El precio del progreso
En Colombia, el desarrollo suele medirse en kilómetros de vía, toneladas de exportación o puntos de crecimiento del PIB. Pero rara vez se mide en hectáreas deforestadas, especies extintas o comunidades desplazadas. El megaproyecto hidroeléctrico que promete energía limpia también inunda territorios ancestrales. El monocultivo que impulsa la agroindustria también empobrece los suelos y envenena las fuentes de agua.
En el Valle del Cauca, por ejemplo, el avance de la caña de azúcar ha transformado el paisaje en una monocromía productiva. Pero detrás de esa eficiencia hay pérdida de humedales, contaminación por agroquímicos y una concentración de tierras que excluye a pequeños productores. ¿Es eso desarrollo? ¿Es eso sostenible?

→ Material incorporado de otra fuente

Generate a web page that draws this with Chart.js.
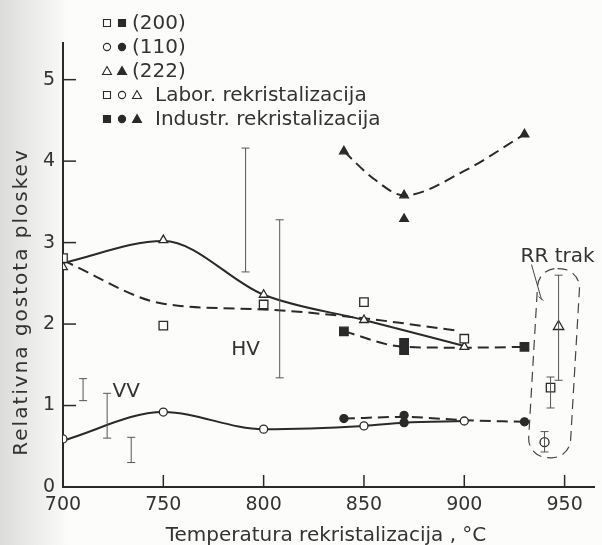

Según el Ministerio de Ambiente, Colombia ha propuesto 237 metas climáticas en su Contribución Nacionalmente Determinada (NDC) para el ciclo 2025–2030. De ellas, 124 son de alcance nacional, 89 territoriales y 24 empresariales, enfocadas en carbono neutralidad, resiliencia climática y transición energética. Sin embargo, el cumplimiento enfrenta obstáculos de financiación, voluntad política y vigilancia ciudadana.
Comunidades invisibles
Los pueblos indígenas, afrodescendientes y campesinos han sido históricamente los guardianes del territorio. Su relación con la tierra no es de explotación, sino de reciprocidad. Sin embargo, en los planes de desarrollo, su voz suele ser ignorada o instrumentalizada. Se les consulta tarde, se les promete compensación, se les desplaza con eufemismos legales.
En Guaviare, líderes indígenas denuncian que los proyectos de infraestructura están fragmentando sus territorios sin consulta previa. En La Guajira, comunidades wayuu viven rodeadas de parques eólicos que no les suministran energía. En el Amazonas, el turismo ecológico crece mientras los guardianes del bosque luchan por sobrevivir.
Brigitte Baptiste, bióloga y rectora de la Universidad EAN, advierte que “la presión por competir en mercados que no valoran los estándares ambientales puede llevar a una reducción en la vigilancia de prácticas sostenibles”, debilitando los avances logrados en inclusión, diversidad y acción climática.
La sostenibilidad sin justicia social es solo una fachada.
¿Y ahora qué?
No se trata de renunciar al desarrollo. Se trata de redefinirlo. De entender que el progreso no puede medirse solo en cifras económicas, sino en equilibrio ecológico, bienestar comunitario y resiliencia territorial. Se trata de pasar del extractivismo a la regeneración, de la imposición a la participación, del discurso a la acción.
La ciencia ya lo ha dicho: estamos en el límite. El cambio climático no es una amenaza futura, es una realidad presente. Y cada decisión que tomamos —como sociedad, como gobiernos, como empresas— tiene consecuencias que se sentirán por generaciones.
El llamado
Esta columna no busca respuestas fáciles. Busca incomodar. Porque el desarrollo sostenible no puede seguir siendo una promesa vacía. Debe ser una práctica radical, incómoda, transformadora. Una práctica que cuestione el modelo económico, que escuche a los territorios, que respete los ritmos de la naturaleza.
En las palabras del biólogo Edward O. Wilson: “La humanidad necesita una ética biocéntrica, no antropocéntrica.” Tal vez sea hora de dejar de preguntarnos cómo podemos usar la naturaleza para desarrollarnos, y empezar a preguntarnos cómo podemos desarrollarnos para convivir con ella.